Restate the data word for word and leave the images out.

* * * *

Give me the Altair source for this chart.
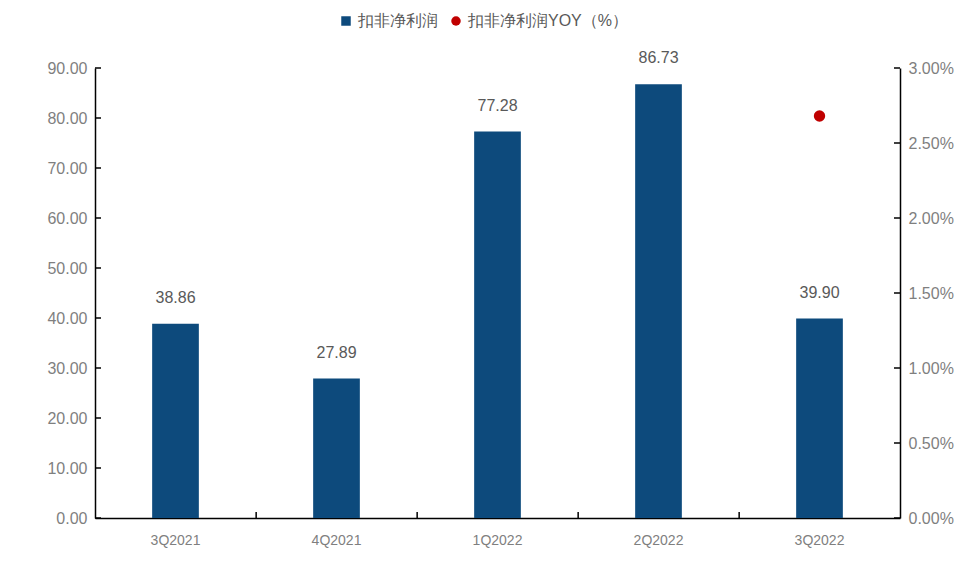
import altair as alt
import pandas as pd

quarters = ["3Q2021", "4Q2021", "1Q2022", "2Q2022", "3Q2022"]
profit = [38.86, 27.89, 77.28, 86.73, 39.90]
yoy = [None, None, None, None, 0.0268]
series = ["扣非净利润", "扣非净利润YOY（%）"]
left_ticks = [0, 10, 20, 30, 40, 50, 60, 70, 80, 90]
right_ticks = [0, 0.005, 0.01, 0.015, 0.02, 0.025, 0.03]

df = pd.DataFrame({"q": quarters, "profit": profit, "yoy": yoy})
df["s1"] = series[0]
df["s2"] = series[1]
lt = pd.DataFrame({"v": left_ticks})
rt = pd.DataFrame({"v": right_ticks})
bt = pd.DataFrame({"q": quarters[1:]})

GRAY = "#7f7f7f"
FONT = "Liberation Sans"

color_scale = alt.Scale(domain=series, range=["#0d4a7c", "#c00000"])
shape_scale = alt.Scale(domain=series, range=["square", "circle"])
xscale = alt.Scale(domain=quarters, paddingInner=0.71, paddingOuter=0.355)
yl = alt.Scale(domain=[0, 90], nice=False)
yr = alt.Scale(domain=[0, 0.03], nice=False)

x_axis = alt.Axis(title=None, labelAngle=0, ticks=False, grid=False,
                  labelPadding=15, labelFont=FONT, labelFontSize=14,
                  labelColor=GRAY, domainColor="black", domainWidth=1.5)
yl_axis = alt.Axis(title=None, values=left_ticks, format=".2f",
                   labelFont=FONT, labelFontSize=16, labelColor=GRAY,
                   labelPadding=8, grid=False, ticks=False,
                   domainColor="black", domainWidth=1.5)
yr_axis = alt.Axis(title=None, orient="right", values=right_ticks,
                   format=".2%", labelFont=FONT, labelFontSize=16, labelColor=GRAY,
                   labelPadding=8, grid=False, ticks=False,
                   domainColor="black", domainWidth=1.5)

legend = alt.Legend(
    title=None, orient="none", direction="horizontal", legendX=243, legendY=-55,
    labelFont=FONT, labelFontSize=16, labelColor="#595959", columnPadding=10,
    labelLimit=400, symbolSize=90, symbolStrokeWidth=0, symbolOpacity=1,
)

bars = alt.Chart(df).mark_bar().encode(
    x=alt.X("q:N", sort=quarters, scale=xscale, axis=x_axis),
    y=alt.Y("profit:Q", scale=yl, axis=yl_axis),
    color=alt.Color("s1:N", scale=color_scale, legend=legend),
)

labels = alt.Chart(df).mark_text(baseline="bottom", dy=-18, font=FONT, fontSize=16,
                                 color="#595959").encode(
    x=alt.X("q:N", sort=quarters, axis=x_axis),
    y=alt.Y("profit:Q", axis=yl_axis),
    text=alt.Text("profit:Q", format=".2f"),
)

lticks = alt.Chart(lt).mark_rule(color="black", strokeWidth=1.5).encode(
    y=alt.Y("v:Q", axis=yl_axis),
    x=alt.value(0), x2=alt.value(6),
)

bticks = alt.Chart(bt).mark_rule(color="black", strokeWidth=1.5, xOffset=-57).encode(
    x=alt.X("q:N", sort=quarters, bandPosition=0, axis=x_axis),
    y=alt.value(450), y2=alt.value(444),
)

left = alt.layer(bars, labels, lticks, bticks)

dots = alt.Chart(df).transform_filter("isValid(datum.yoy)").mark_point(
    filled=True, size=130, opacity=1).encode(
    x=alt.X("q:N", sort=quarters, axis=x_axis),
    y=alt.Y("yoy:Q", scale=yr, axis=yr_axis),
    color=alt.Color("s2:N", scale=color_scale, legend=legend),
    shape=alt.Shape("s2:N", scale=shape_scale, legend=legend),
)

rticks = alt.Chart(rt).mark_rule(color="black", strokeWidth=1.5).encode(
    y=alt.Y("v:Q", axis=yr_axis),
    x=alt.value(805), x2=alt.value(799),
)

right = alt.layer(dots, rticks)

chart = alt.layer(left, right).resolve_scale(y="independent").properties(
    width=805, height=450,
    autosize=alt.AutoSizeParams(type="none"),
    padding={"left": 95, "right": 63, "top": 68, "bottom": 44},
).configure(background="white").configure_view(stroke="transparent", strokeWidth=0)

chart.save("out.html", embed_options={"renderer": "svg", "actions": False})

* * * *

Output:
Give me the Altair source for this chart.
import altair as alt
import pandas as pd

quarters = ["3Q2021", "4Q2021", "1Q2022", "2Q2022", "3Q2022"]
profit = [38.86, 27.89, 77.28, 86.73, 39.90]
yoy = [None, None, None, None, 0.0268]
series = ["扣非净利润", "扣非净利润YOY（%）"]
left_ticks = [0, 10, 20, 30, 40, 50, 60, 70, 80, 90]
right_ticks = [0, 0.005, 0.01, 0.015, 0.02, 0.025, 0.03]

df = pd.DataFrame({"q": quarters, "profit": profit, "yoy": yoy})
df["s1"] = series[0]
df["s2"] = series[1]
lt = pd.DataFrame({"v": left_ticks})
rt = pd.DataFrame({"v": right_ticks})
bt = pd.DataFrame({"q": quarters[1:]})

GRAY = "#7f7f7f"
FONT = "Liberation Sans"

color_scale = alt.Scale(domain=series, range=["#0d4a7c", "#c00000"])
shape_scale = alt.Scale(domain=series, range=["square", "circle"])
xscale = alt.Scale(domain=quarters, paddingInner=0.71, paddingOuter=0.355)
yl = alt.Scale(domain=[0, 90], nice=False)
yr = alt.Scale(domain=[0, 0.03], nice=False)

x_axis = alt.Axis(title=None, labelAngle=0, ticks=False, grid=False,
                  labelPadding=15, labelFont=FONT, labelFontSize=14,
                  labelColor=GRAY, domainColor="black", domainWidth=1.5)
yl_axis = alt.Axis(title=None, values=left_ticks, format=".2f",
                   labelFont=FONT, labelFontSize=16, labelColor=GRAY,
                   labelPadding=8, grid=False, ticks=False,
                   domainColor="black", domainWidth=1.5)
yr_axis = alt.Axis(title=None, orient="right", values=right_ticks,
                   format=".2%", labelFont=FONT, labelFontSize=16, labelColor=GRAY,
                   labelPadding=8, grid=False, ticks=False,
                   domainColor="black", domainWidth=1.5)

legend = alt.Legend(
    title=None, orient="none", direction="horizontal", legendX=243, legendY=-55,
    labelFont=FONT, labelFontSize=16, labelColor="#595959", columnPadding=10,
    labelLimit=400, symbolSize=90, symbolStrokeWidth=0, symbolOpacity=1,
)

bars = alt.Chart(df).mark_bar().encode(
    x=alt.X("q:N", sort=quarters, scale=xscale, axis=x_axis),
    y=alt.Y("profit:Q", scale=yl, axis=yl_axis),
    color=alt.Color("s1:N", scale=color_scale, legend=legend),
)

labels = alt.Chart(df).mark_text(baseline="bottom", dy=-18, font=FONT, fontSize=16,
                                 color="#595959").encode(
    x=alt.X("q:N", sort=quarters, axis=x_axis),
    y=alt.Y("profit:Q", axis=yl_axis),
    text=alt.Text("profit:Q", format=".2f"),
)

lticks = alt.Chart(lt).mark_rule(color="black", strokeWidth=1.5).encode(
    y=alt.Y("v:Q", axis=yl_axis),
    x=alt.value(0), x2=alt.value(6),
)

bticks = alt.Chart(bt).mark_rule(color="black", strokeWidth=1.5, xOffset=-57).encode(
    x=alt.X("q:N", sort=quarters, bandPosition=0, axis=x_axis),
    y=alt.value(450), y2=alt.value(444),
)

left = alt.layer(bars, labels, lticks, bticks)

dots = alt.Chart(df).transform_filter("isValid(datum.yoy)").mark_point(
    filled=True, size=130, opacity=1).encode(
    x=alt.X("q:N", sort=quarters, axis=x_axis),
    y=alt.Y("yoy:Q", scale=yr, axis=yr_axis),
    color=alt.Color("s2:N", scale=color_scale, legend=legend),
    shape=alt.Shape("s2:N", scale=shape_scale, legend=legend),
)

rticks = alt.Chart(rt).mark_rule(color="black", strokeWidth=1.5).encode(
    y=alt.Y("v:Q", axis=yr_axis),
    x=alt.value(805), x2=alt.value(799),
)

right = alt.layer(dots, rticks)

chart = alt.layer(left, right).resolve_scale(y="independent").properties(
    width=805, height=450,
    autosize=alt.AutoSizeParams(type="none"),
    padding={"left": 95, "right": 63, "top": 68, "bottom": 44},
).configure(background="white").configure_view(stroke="transparent", strokeWidth=0)

chart.save("out.html", embed_options={"renderer": "svg", "actions": False})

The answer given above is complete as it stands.